Questions of who gets invited, how and from where/ what groups, whether there is an open mic component, and whether there will be other kinds of writers/ musicians/ artists/ actors are all important to establishing a reading series, as are questions about why do we read? How often? When—and for whom? And are we ready? It might be better to read out loud in our writing groups more, less often (but better-prepared) for an audience. Maybe it’s time to reintroduce the art soiree? The hootenanny? Little groups that jam together—poetry/ art/ music/ whatever—have a few drinks and understand that they’re just messing around for fun/ a little practice and to get the creative wheels turning.

2.

Beyond the reading series, the open mic, the opportunity to slam or jam or be a ham, though, there’s a LOT, besides pen and paper, that poets need or might use or may not even know they want in order to write better and connect with other poet-readers. For all the thinking we’ve done around these issues at Verse Wisconsin, we haven’t spent much time talking about why we should all want to find ways to support one another. Maybe it seemed so obvious to us that it was a good idea, we never felt the need to explain. But let’s step back a moment and break it down. Wisconsin is a largely rural state.
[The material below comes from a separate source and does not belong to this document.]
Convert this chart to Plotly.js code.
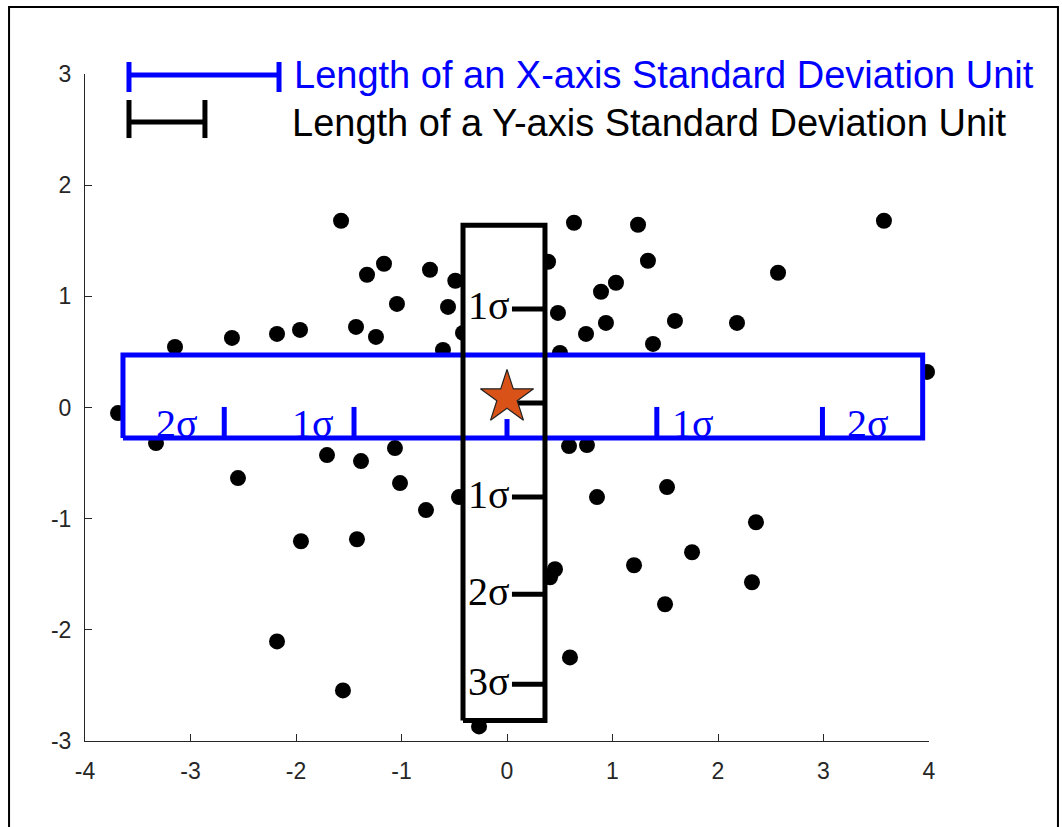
<!DOCTYPE html>
<html>
<head>
<meta charset="utf-8">
<script src="https://cdn.plot.ly/plotly-3.0.1.min.js"></script>
<style>html,body{margin:0;padding:0;background:#fff;}#chart{width:1062px;height:827px;}</style>
</head>
<body>
<div id="chart"></div>
<script>
// ---- data ----
const xVals = [-1.573, 0.635, 1.242, 3.573, 1.336, -1.166, -1.327, -0.730, 0.389, 2.569,
  1.033, 0.891, -1.043, -0.559, 0.483, 0.938, 1.592, 2.180, 0.749, -2.607,
  -2.180, -1.962, -1.431, -1.242, -0.417, 1.384, -0.607, 0.502, -3.147, 3.981,
  -3.687, -3.327, -1.062, 0.588, 0.758, -1.706, -1.384, -2.550, -1.014, 1.517,
  -0.455, 0.853, -0.768, 2.360, -1.953, -1.422, 1.754, 1.204, 0.455, 0.408,
  2.322, 1.498, -2.180, 0.597, -1.555, -0.265, -0.490];
const yVals = [1.680, 1.662, 1.644, 1.680, 1.320, 1.293, 1.194, 1.239, 1.311, 1.212,
  1.122, 1.041, 0.932, 0.905, 0.851, 0.761, 0.779, 0.761, 0.662, 0.626,
  0.662, 0.698, 0.725, 0.635, 0.671, 0.572, 0.518, 0.491, 0.545, 0.320,
  -0.050, -0.320, -0.365, -0.347, -0.338, -0.428, -0.482, -0.635, -0.680, -0.716,
  -0.806, -0.806, -0.923, -1.032, -1.203, -1.185, -1.302, -1.419, -1.455, -1.527,
  -1.572, -1.770, -2.104, -2.248, -2.545, -2.869, 1.140];

const starX = [0.0];
const starY = [0.09];

// box extents [x0, x1, y0, y1]
const blueBox = [-3.64, 3.94, -0.275, 0.473];
const blackBox = [-0.417, 0.36, -2.815, 1.64];

// x-axis standard-deviation marks (blue box)
const blueTickX = [-2.68, -1.45, 0.0, 1.42, 2.99];
const blueTickTop = [0.005, 0.005, -0.104, 0.005, 0.005];
const blueLabelX = [-3.13, -1.84, 1.76, 3.42];
const blueLabels = ['2σ', '1σ', '1σ', '2σ'];

// y-axis standard-deviation marks (black box)
const blackTickY = [0.887, 0.041, -0.806, -1.68, -2.49];
const blackTickLeft = 0.047;
const blackLabelY = [0.887, -0.806, -1.68, -2.49];
const blackLabels = ['1σ', '1σ', '2σ', '3σ'];

// legend bar lengths (data units on x)
const legendStart = -3.583;
const xSDLength = 1.422;
const ySDLength = 0.72;
const legendTexts = ['Length of an X-axis Standard Deviation Unit', 'Length of a Y-axis Standard Deviation Unit'];
const xTickVals = [-4, -3, -2, -1, 0, 1, 2, 3, 4];
const xTickText = ['-4', '-3', '-2', '-1', '0', '1', '2', '3', '4'];
const yTickVals = [-3, -2, -1, 0, 1, 2, 3];
const yTickText = ['-3', '-2', '-1', '0', '1', '2', '3'];

// ---- build ----
const BLUE = '#0000FF';
function rectPath(b) {
  return {x: [b[0], b[1], b[1], b[0], b[0]], y: [b[2], b[2], b[3], b[3], b[2]]};
}
const blk = rectPath(blackBox), blu = rectPath(blueBox);

const blueTicks = {x: [], y: []};
blueTickX.forEach((x, i) => { blueTicks.x.push(x, x, null); blueTicks.y.push(blueBox[2], blueTickTop[i], null); });
const blackTicks = {x: [], y: []};
blackTickY.forEach(y => { blackTicks.x.push(blackTickLeft, blackBox[1], null); blackTicks.y.push(y, y, null); });

const traces = [
  {x: xVals, y: yVals, type: 'scatter', mode: 'markers', marker: {color: '#000', size: 16}, cliponaxis: false},
  {x: blk.x, y: blk.y, type: 'scatter', mode: 'lines', fill: 'toself', fillcolor: '#fff', line: {width: 0, color: 'rgba(0,0,0,0)'}},
  {x: blu.x, y: blu.y, type: 'scatter', mode: 'lines', fill: 'toself', fillcolor: '#fff', line: {width: 0, color: 'rgba(0,0,0,0)'}},
  {x: blu.x, y: blu.y, type: 'scatter', mode: 'lines', line: {width: 5, color: BLUE}},
  {x: blueTicks.x, y: blueTicks.y, type: 'scatter', mode: 'lines', line: {width: 5, color: BLUE}},
  {x: blk.x, y: blk.y, type: 'scatter', mode: 'lines', line: {width: 5, color: '#000'}},
  {x: blackTicks.x, y: blackTicks.y, type: 'scatter', mode: 'lines', line: {width: 5, color: '#000'}},
  {x: starX, y: starY, type: 'scatter', mode: 'markers', marker: {symbol: 'star', size: 40, color: '#D95319', line: {color: '#222', width: 1.2}}, cliponaxis: false}
];

const annotations = [];
blueLabels.forEach((t, i) => annotations.push({
  x: blueLabelX[i], y: -0.14, xref: 'x', yref: 'y', text: t, showarrow: false,
  xanchor: 'center', yanchor: 'middle', font: {family: 'Liberation Serif, Times New Roman, serif', size: 40, color: BLUE}
}));
blackLabels.forEach((t, i) => annotations.push({
  x: blackTickLeft, y: blackLabelY[i], xref: 'x', yref: 'y', text: t, showarrow: false,
  xanchor: 'right', yanchor: 'middle', yshift: 3, font: {family: 'Liberation Serif, Times New Roman, serif', size: 40, color: '#000'}
}));
annotations.push({x: legendStart + xSDLength + 0.12, y: 0.999, xref: 'x', yref: 'paper', text: legendTexts[0], showarrow: false,
  xanchor: 'left', yanchor: 'middle', font: {family: 'Liberation Sans, Arial, sans-serif', size: 38, color: BLUE}});
annotations.push({x: legendStart + xSDLength + 0.10, y: 0.926, xref: 'x', yref: 'paper', text: legendTexts[1], showarrow: false,
  xanchor: 'left', yanchor: 'middle', font: {family: 'Liberation Sans, Arial, sans-serif', size: 38, color: '#000'}});

const shapes = [
  // legend: x-axis SD unit
  {type: 'line', xref: 'x', yref: 'paper', x0: legendStart, x1: legendStart + xSDLength, y0: 0.9985, y1: 0.9985, line: {color: BLUE, width: 5}},
  {type: 'line', xref: 'x', yref: 'paper', x0: legendStart, x1: legendStart, y0: 0.973, y1: 1.018, line: {color: BLUE, width: 5}},
  {type: 'line', xref: 'x', yref: 'paper', x0: legendStart + xSDLength, x1: legendStart + xSDLength, y0: 0.973, y1: 1.018, line: {color: BLUE, width: 5}},
  // legend: y-axis SD unit
  {type: 'line', xref: 'x', yref: 'paper', x0: legendStart, x1: legendStart + ySDLength, y0: 0.928, y1: 0.928, line: {color: '#000', width: 5}},
  {type: 'line', xref: 'x', yref: 'paper', x0: legendStart, x1: legendStart, y0: 0.904, y1: 0.961, line: {color: '#000', width: 5}},
  {type: 'line', xref: 'x', yref: 'paper', x0: legendStart + ySDLength, x1: legendStart + ySDLength, y0: 0.904, y1: 0.961, line: {color: '#000', width: 5}},
  // figure frame
  {type: 'rect', xref: 'paper', yref: 'paper', x0: -0.090, x1: 1.1528, y0: -0.2, y1: 1.1004, line: {color: '#000', width: 2}, fillcolor: 'rgba(0,0,0,0)'}
];

const axisCommon = {
  showgrid: false, zeroline: false, showline: true, linecolor: '#262626', linewidth: 1,
  ticks: 'inside', ticklen: 7, tickwidth: 1, tickcolor: '#262626', mirror: false,
  tickfont: {family: 'Liberation Sans, Arial, sans-serif', size: 23, color: '#262626'},
  tickmode: 'array', fixedrange: true
};

const layout = {
  width: 1062, height: 827,
  margin: {l: 85, r: 133, t: 74, b: 86, pad: 0},
  paper_bgcolor: '#fff', plot_bgcolor: '#fff',
  showlegend: false, hovermode: false,
  xaxis: Object.assign({}, axisCommon, {range: [-4, 4], tickvals: xTickVals, ticktext: xTickText, ticklabelstandoff: 9}),
  yaxis: Object.assign({}, axisCommon, {range: [-3, 3], tickvals: yTickVals, ticktext: yTickText, ticklabelstandoff: 8}),
  shapes: shapes,
  annotations: annotations
};

Plotly.newPlot('chart', traces, layout, {staticPlot: true, displayModeBar: false});
</script>
</body>
</html>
The more distant we are from cities or universities and the infrastructure that they create, the more we need to create / maintain/ locate this infrastructure ourselves: for learning, critiquing, publishing, connecting with new ideas and groups, and expanding the public space for poetry, by which we mean the amount of attention and resources our culture has for the poetic word in its spoken, visual, performed or written forms.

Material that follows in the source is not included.